- What you should do:
What is the number of lines containing the word "script"? Please answer with that number and nothing more.

- Exercise material:
▬▬▬▬▬▬

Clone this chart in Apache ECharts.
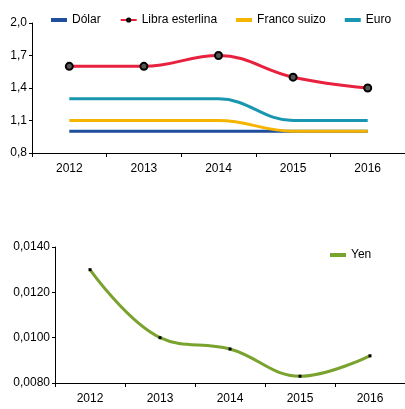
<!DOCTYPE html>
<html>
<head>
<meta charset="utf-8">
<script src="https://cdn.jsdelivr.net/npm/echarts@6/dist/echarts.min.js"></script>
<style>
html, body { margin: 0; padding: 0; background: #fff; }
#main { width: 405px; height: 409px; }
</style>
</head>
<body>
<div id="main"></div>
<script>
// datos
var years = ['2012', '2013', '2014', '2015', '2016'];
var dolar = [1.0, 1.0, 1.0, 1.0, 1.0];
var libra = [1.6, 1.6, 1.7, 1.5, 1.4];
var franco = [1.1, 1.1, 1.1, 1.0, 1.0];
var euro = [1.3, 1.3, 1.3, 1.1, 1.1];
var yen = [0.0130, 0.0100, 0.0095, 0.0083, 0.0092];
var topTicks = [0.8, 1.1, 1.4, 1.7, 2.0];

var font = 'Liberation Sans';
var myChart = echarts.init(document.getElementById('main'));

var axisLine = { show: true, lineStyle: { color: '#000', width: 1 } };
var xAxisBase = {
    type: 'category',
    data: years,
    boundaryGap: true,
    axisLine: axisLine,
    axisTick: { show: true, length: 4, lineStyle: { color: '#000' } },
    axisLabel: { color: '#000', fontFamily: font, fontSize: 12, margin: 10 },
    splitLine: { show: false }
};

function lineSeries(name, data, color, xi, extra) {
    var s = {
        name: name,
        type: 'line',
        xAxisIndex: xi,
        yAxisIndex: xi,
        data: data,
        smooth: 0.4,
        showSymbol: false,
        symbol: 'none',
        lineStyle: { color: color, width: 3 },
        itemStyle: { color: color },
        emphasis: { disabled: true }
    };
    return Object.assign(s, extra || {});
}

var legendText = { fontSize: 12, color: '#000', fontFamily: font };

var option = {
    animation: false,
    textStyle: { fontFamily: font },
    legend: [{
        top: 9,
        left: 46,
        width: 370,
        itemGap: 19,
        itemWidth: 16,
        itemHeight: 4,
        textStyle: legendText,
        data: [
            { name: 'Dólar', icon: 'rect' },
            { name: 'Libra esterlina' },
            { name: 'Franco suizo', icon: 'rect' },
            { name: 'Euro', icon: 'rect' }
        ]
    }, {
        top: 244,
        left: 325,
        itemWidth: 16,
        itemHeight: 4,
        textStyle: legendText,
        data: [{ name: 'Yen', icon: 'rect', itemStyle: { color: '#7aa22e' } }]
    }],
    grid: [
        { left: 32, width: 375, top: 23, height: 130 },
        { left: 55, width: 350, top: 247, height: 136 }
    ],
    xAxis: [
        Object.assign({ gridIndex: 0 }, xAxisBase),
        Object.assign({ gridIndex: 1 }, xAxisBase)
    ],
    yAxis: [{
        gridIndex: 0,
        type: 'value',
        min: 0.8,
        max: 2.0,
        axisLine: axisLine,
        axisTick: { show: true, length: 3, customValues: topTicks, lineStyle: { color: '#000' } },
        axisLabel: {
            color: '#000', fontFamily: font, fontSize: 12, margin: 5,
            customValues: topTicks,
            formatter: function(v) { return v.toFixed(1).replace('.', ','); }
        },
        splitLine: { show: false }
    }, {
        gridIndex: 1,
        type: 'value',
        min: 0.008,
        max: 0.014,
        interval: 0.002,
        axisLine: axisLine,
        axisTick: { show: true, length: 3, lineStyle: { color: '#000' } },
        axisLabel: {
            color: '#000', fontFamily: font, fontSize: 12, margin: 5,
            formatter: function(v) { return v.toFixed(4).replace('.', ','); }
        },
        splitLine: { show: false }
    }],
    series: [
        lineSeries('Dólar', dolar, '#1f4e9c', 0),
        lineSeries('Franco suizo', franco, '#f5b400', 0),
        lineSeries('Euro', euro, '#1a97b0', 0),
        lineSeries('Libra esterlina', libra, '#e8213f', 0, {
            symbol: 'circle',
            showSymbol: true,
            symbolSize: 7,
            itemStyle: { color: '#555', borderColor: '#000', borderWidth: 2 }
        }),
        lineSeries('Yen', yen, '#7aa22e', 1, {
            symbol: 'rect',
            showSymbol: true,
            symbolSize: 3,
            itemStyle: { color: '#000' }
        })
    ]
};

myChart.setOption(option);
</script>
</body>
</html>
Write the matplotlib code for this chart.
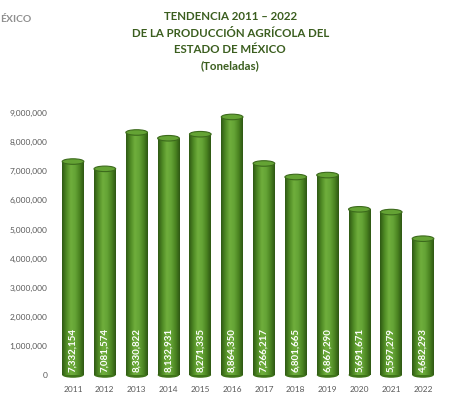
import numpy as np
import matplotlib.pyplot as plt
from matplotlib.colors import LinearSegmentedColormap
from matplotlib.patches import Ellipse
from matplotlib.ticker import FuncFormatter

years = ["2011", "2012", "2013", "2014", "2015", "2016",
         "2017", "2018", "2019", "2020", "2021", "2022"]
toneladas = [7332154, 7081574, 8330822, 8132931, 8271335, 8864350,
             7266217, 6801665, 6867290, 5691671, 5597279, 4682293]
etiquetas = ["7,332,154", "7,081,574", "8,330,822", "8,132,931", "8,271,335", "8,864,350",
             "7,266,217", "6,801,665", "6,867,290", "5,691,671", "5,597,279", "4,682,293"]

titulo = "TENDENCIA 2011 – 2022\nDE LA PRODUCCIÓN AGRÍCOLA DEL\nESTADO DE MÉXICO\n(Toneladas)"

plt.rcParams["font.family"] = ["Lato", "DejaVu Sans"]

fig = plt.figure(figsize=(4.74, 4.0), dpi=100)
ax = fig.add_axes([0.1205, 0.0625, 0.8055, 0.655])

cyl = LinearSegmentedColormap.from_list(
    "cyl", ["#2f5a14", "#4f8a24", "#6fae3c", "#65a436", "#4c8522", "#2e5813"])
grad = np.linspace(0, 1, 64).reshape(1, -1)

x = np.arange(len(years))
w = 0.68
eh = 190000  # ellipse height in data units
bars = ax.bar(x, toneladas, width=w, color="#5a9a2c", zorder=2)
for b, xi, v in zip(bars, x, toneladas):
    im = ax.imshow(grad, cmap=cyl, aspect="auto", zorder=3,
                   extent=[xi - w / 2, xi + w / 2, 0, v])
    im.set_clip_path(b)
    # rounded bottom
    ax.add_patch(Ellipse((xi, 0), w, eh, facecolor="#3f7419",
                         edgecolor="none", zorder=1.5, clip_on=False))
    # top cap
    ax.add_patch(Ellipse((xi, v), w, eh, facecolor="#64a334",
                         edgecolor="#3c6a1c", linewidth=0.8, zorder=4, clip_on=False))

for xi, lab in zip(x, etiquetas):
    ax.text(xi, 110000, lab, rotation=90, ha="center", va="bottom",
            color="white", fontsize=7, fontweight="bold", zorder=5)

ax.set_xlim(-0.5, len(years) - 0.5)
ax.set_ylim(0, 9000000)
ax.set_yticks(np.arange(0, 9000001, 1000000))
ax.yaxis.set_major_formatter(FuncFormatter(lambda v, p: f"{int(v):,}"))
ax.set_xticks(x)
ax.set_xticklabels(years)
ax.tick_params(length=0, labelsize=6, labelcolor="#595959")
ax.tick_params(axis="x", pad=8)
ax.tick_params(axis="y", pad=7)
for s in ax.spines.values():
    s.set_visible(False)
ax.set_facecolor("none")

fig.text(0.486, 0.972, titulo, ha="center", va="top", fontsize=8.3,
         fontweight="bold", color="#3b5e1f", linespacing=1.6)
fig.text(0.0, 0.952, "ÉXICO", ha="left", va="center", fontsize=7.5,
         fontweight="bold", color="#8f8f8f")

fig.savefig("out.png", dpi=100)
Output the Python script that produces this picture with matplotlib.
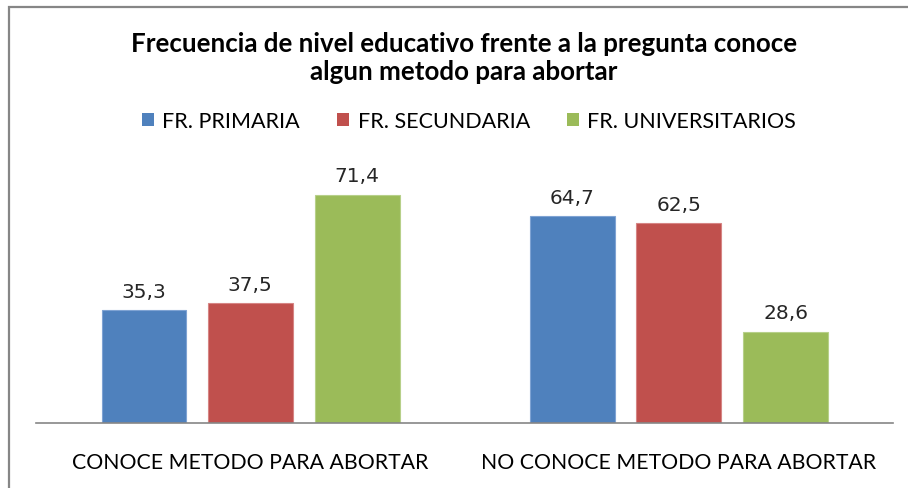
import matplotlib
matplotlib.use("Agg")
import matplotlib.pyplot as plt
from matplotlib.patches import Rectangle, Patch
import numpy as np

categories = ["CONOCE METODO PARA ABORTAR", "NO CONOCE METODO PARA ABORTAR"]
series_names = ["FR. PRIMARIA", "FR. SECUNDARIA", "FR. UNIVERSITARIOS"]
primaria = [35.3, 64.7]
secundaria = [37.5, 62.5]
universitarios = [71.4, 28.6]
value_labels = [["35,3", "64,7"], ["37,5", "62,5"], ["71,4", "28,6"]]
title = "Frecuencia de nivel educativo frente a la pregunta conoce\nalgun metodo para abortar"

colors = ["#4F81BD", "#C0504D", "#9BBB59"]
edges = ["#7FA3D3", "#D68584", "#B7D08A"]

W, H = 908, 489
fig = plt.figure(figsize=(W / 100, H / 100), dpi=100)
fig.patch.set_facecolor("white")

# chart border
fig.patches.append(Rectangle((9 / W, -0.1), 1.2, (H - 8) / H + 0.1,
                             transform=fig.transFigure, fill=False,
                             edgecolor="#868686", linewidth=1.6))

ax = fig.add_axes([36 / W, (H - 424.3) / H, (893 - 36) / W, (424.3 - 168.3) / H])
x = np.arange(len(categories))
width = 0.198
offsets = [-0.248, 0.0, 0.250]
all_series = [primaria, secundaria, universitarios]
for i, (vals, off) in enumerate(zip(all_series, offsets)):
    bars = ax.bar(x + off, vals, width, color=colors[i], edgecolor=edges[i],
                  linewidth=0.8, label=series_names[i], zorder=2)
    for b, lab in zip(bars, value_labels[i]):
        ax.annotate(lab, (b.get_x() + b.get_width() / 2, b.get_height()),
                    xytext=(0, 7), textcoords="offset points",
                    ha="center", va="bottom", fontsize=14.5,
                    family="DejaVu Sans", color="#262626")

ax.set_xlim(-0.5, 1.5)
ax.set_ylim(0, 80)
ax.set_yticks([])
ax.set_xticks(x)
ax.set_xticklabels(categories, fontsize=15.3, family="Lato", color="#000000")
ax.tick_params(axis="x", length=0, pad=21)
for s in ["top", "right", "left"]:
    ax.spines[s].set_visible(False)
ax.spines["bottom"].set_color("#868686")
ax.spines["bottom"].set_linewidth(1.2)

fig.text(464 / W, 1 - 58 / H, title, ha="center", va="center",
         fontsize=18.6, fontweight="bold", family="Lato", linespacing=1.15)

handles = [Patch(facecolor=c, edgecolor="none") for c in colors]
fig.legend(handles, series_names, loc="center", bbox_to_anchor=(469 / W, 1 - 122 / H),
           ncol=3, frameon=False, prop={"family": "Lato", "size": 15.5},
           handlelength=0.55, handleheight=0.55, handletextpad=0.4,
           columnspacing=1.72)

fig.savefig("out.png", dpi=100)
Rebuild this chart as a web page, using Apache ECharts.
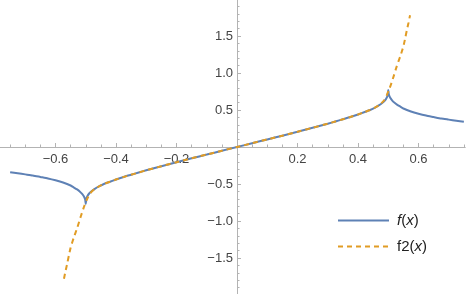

▬▬▬▬▬▬

- Full solution:
4